## Requirements
Return each line of the data below verbatim; pictures are to be left out.

## Data shown
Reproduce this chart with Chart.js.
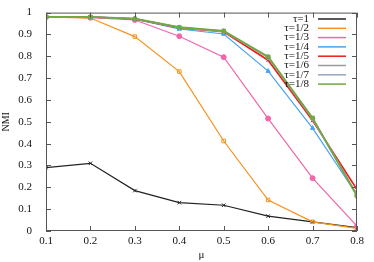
<!DOCTYPE html>
<html>
<head>
<meta charset="utf-8">
<script src="https://cdn.jsdelivr.net/npm/chart.js@4/dist/chart.umd.min.js"></script>
<style>
  html, body { margin: 0; padding: 0; background: #fff; }
  #wrap { width: 374px; height: 262px; }
</style>
</head>
<body>
<div id="wrap"><canvas id="nmi-chart"></canvas></div>
<script>
const mu = [0.1, 0.2, 0.3, 0.4, 0.5, 0.6, 0.7, 0.8];
const labels = ['τ=1', 'τ=1/2', 'τ=1/3', 'τ=1/4', 'τ=1/5', 'τ=1/6', 'τ=1/7', 'τ=1/8'];

const tau1 = [0.29, 0.31, 0.185, 0.13, 0.118, 0.068, 0.042, 0.015];
const tau2 = [0.98, 0.975, 0.89, 0.73, 0.412, 0.142, 0.042, 0.012];
const tau3 = [0.98, 0.977, 0.966, 0.892, 0.796, 0.515, 0.242, 0.022];
const tau4 = [0.98, 0.98, 0.97, 0.925, 0.902, 0.732, 0.471, 0.165];
const tau5 = [0.98, 0.98, 0.971, 0.93, 0.912, 0.782, 0.506, 0.19];
const tau6 = [0.98, 0.98, 0.972, 0.932, 0.915, 0.795, 0.515, 0.165];
const tau7 = [0.98, 0.98, 0.972, 0.932, 0.915, 0.795, 0.515, 0.162];
const tau8 = [0.98, 0.98, 0.972, 0.933, 0.916, 0.798, 0.518, 0.16];

const series = [tau1, tau2, tau3, tau4, tau5, tau6, tau7, tau8];
const colors = ['#222222', '#f7921e', '#f266aa', '#4aa3f0', '#f01c1c', '#9a9a9a', '#93a8c4', '#72a840'];
const markers = ['crossRot', 'rect', 'circle', 'triangle', 'crossRot', 'rectRot', 'cross', 'rect'];
const widths = [1.2, 1.2, 1.2, 1.2, 1.6, 1.6, 1.6, 1.8];

const serif = '"Liberation Serif", "DejaVu Serif", serif';

// inward ticks on all four sides, like gnuplot
const frameTicks = {
    id: 'frameTicks',
    afterDatasetsDraw(chart) {
        const ctx = chart.ctx;
        const a = chart.chartArea;
        const xs = chart.scales.x, ys = chart.scales.y;
        ctx.save();
        ctx.strokeStyle = '#555';
        ctx.lineWidth = 1;
        ctx.beginPath();
        ctx.rect(a.left + 0.5, a.top + 0.5, a.right - a.left - 1, a.bottom - a.top - 1);
        xs.ticks.forEach(t => {
            const px = Math.round(xs.getPixelForValue(t.value)) + 0.5;
            ctx.moveTo(px, a.bottom); ctx.lineTo(px, a.bottom - 5);
            ctx.moveTo(px, a.top); ctx.lineTo(px, a.top + 5);
        });
        ys.ticks.forEach(t => {
            const py = Math.round(ys.getPixelForValue(t.value)) + 0.5;
            ctx.moveTo(a.left, py); ctx.lineTo(a.left + 5, py);
            ctx.moveTo(a.right, py); ctx.lineTo(a.right - 5, py);
        });
        ctx.stroke();
        ctx.restore();
    }
};

// key in the top right corner: text right aligned, then line sample
const keyBox = {
    id: 'keyBox',
    afterDraw(chart) {
        const ctx = chart.ctx;
        ctx.save();
        ctx.font = '11px ' + serif;
        ctx.textAlign = 'right';
        ctx.textBaseline = 'middle';
        chart.data.datasets.forEach((ds, i) => {
            const y = 19 + i * 9.3;
            ctx.fillStyle = '#111';
            ctx.fillText(ds.label, 309, y);
            ctx.strokeStyle = ds.borderColor;
            ctx.lineWidth = 1.5;
            ctx.beginPath();
            ctx.moveTo(318, y); ctx.lineTo(346, y);
            ctx.stroke();
        });
        ctx.restore();
    }
};

new Chart(document.getElementById('nmi-chart'), {
    type: 'line',
    data: {
        datasets: series.map((s, i) => ({
            label: labels[i],
            data: s.map((v, j) => ({ x: mu[j], y: v })),
            borderColor: colors[i],
            backgroundColor: i === 1 ? 'rgba(0,0,0,0)' : colors[i],
            borderWidth: widths[i],
            pointStyle: markers[i],
            pointRadius: 2.5,
            pointBorderWidth: 1,
            tension: 0,
            order: series.length - i
        }))
    },
    options: {
        responsive: true,
        maintainAspectRatio: false,
        animation: false,
        layout: { padding: { top: 11, right: 17, left: 0, bottom: 0 } },
        plugins: {
            legend: { display: false },
            tooltip: { enabled: false }
        },
        scales: {
            x: {
                type: 'linear',
                min: 0.1,
                max: 0.8,
                grid: { display: false, drawTicks: false },
                border: { display: false },
                ticks: {
                    stepSize: 0.1,
                    color: '#111',
                    font: { family: serif, size: 11 },
                    padding: 4,
                    maxRotation: 0,
                    callback: v => v.toFixed(1)
                },
                title: {
                    display: true,
                    text: 'μ',
                    color: '#111',
                    font: { family: serif, size: 11 },
                    padding: { top: 2, bottom: 0 }
                },
                afterFit: s => { s.height = 31; }
            },
            y: {
                min: 0,
                max: 1,
                grid: { display: false },
                border: { display: false },
                ticks: {
                    stepSize: 0.1,
                    color: '#111',
                    font: { family: serif, size: 11 },
                    padding: 6,
                    callback: v => (v === 0 ? '0' : Math.abs(v - 1) < 1e-9 ? '1' : v.toFixed(1))
                },
                title: {
                    display: true,
                    text: 'NMI',
                    color: '#111',
                    font: { family: serif, size: 10 },
                    padding: { top: 0, bottom: 2 }
                },
                afterFit: s => { s.width = 46; }
            }
        }
    },
    plugins: [frameTicks, keyBox]
});
</script>
</body>
</html>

## Response
Reproduce this chart with Chart.js.
<!DOCTYPE html>
<html>
<head>
<meta charset="utf-8">
<script src="https://cdn.jsdelivr.net/npm/chart.js@4/dist/chart.umd.min.js"></script>
<style>
  html, body { margin: 0; padding: 0; background: #fff; }
  #wrap { width: 374px; height: 262px; }
</style>
</head>
<body>
<div id="wrap"><canvas id="nmi-chart"></canvas></div>
<script>
const mu = [0.1, 0.2, 0.3, 0.4, 0.5, 0.6, 0.7, 0.8];
const labels = ['τ=1', 'τ=1/2', 'τ=1/3', 'τ=1/4', 'τ=1/5', 'τ=1/6', 'τ=1/7', 'τ=1/8'];

const tau1 = [0.29, 0.31, 0.185, 0.13, 0.118, 0.068, 0.042, 0.015];
const tau2 = [0.98, 0.975, 0.89, 0.73, 0.412, 0.142, 0.042, 0.012];
const tau3 = [0.98, 0.977, 0.966, 0.892, 0.796, 0.515, 0.242, 0.022];
const tau4 = [0.98, 0.98, 0.97, 0.925, 0.902, 0.732, 0.471, 0.165];
const tau5 = [0.98, 0.98, 0.971, 0.93, 0.912, 0.782, 0.506, 0.19];
const tau6 = [0.98, 0.98, 0.972, 0.932, 0.915, 0.795, 0.515, 0.165];
const tau7 = [0.98, 0.98, 0.972, 0.932, 0.915, 0.795, 0.515, 0.162];
const tau8 = [0.98, 0.98, 0.972, 0.933, 0.916, 0.798, 0.518, 0.16];

const series = [tau1, tau2, tau3, tau4, tau5, tau6, tau7, tau8];
const colors = ['#222222', '#f7921e', '#f266aa', '#4aa3f0', '#f01c1c', '#9a9a9a', '#93a8c4', '#72a840'];
const markers = ['crossRot', 'rect', 'circle', 'triangle', 'crossRot', 'rectRot', 'cross', 'rect'];
const widths = [1.2, 1.2, 1.2, 1.2, 1.6, 1.6, 1.6, 1.8];

const serif = '"Liberation Serif", "DejaVu Serif", serif';

// inward ticks on all four sides, like gnuplot
const frameTicks = {
    id: 'frameTicks',
    afterDatasetsDraw(chart) {
        const ctx = chart.ctx;
        const a = chart.chartArea;
        const xs = chart.scales.x, ys = chart.scales.y;
        ctx.save();
        ctx.strokeStyle = '#555';
        ctx.lineWidth = 1;
        ctx.beginPath();
        ctx.rect(a.left + 0.5, a.top + 0.5, a.right - a.left - 1, a.bottom - a.top - 1);
        xs.ticks.forEach(t => {
            const px = Math.round(xs.getPixelForValue(t.value)) + 0.5;
            ctx.moveTo(px, a.bottom); ctx.lineTo(px, a.bottom - 5);
            ctx.moveTo(px, a.top); ctx.lineTo(px, a.top + 5);
        });
        ys.ticks.forEach(t => {
            const py = Math.round(ys.getPixelForValue(t.value)) + 0.5;
            ctx.moveTo(a.left, py); ctx.lineTo(a.left + 5, py);
            ctx.moveTo(a.right, py); ctx.lineTo(a.right - 5, py);
        });
        ctx.stroke();
        ctx.restore();
    }
};

// key in the top right corner: text right aligned, then line sample
const keyBox = {
    id: 'keyBox',
    afterDraw(chart) {
        const ctx = chart.ctx;
        ctx.save();
        ctx.font = '11px ' + serif;
        ctx.textAlign = 'right';
        ctx.textBaseline = 'middle';
        chart.data.datasets.forEach((ds, i) => {
            const y = 19 + i * 9.3;
            ctx.fillStyle = '#111';
            ctx.fillText(ds.label, 309, y);
            ctx.strokeStyle = ds.borderColor;
            ctx.lineWidth = 1.5;
            ctx.beginPath();
            ctx.moveTo(318, y); ctx.lineTo(346, y);
            ctx.stroke();
        });
        ctx.restore();
    }
};

new Chart(document.getElementById('nmi-chart'), {
    type: 'line',
    data: {
        datasets: series.map((s, i) => ({
            label: labels[i],
            data: s.map((v, j) => ({ x: mu[j], y: v })),
            borderColor: colors[i],
            backgroundColor: i === 1 ? 'rgba(0,0,0,0)' : colors[i],
            borderWidth: widths[i],
            pointStyle: markers[i],
            pointRadius: 2.5,
            pointBorderWidth: 1,
            tension: 0,
            order: series.length - i
        }))
    },
    options: {
        responsive: true,
        maintainAspectRatio: false,
        animation: false,
        layout: { padding: { top: 11, right: 17, left: 0, bottom: 0 } },
        plugins: {
            legend: { display: false },
            tooltip: { enabled: false }
        },
        scales: {
            x: {
                type: 'linear',
                min: 0.1,
                max: 0.8,
                grid: { display: false, drawTicks: false },
                border: { display: false },
                ticks: {
                    stepSize: 0.1,
                    color: '#111',
                    font: { family: serif, size: 11 },
                    padding: 4,
                    maxRotation: 0,
                    callback: v => v.toFixed(1)
                },
                title: {
                    display: true,
                    text: 'μ',
                    color: '#111',
                    font: { family: serif, size: 11 },
                    padding: { top: 2, bottom: 0 }
                },
                afterFit: s => { s.height = 31; }
            },
            y: {
                min: 0,
                max: 1,
                grid: { display: false },
                border: { display: false },
                ticks: {
                    stepSize: 0.1,
                    color: '#111',
                    font: { family: serif, size: 11 },
                    padding: 6,
                    callback: v => (v === 0 ? '0' : Math.abs(v - 1) < 1e-9 ? '1' : v.toFixed(1))
                },
                title: {
                    display: true,
                    text: 'NMI',
                    color: '#111',
                    font: { family: serif, size: 10 },
                    padding: { top: 0, bottom: 2 }
                },
                afterFit: s => { s.width = 46; }
            }
        }
    },
    plugins: [frameTicks, keyBox]
});
</script>
</body>
</html>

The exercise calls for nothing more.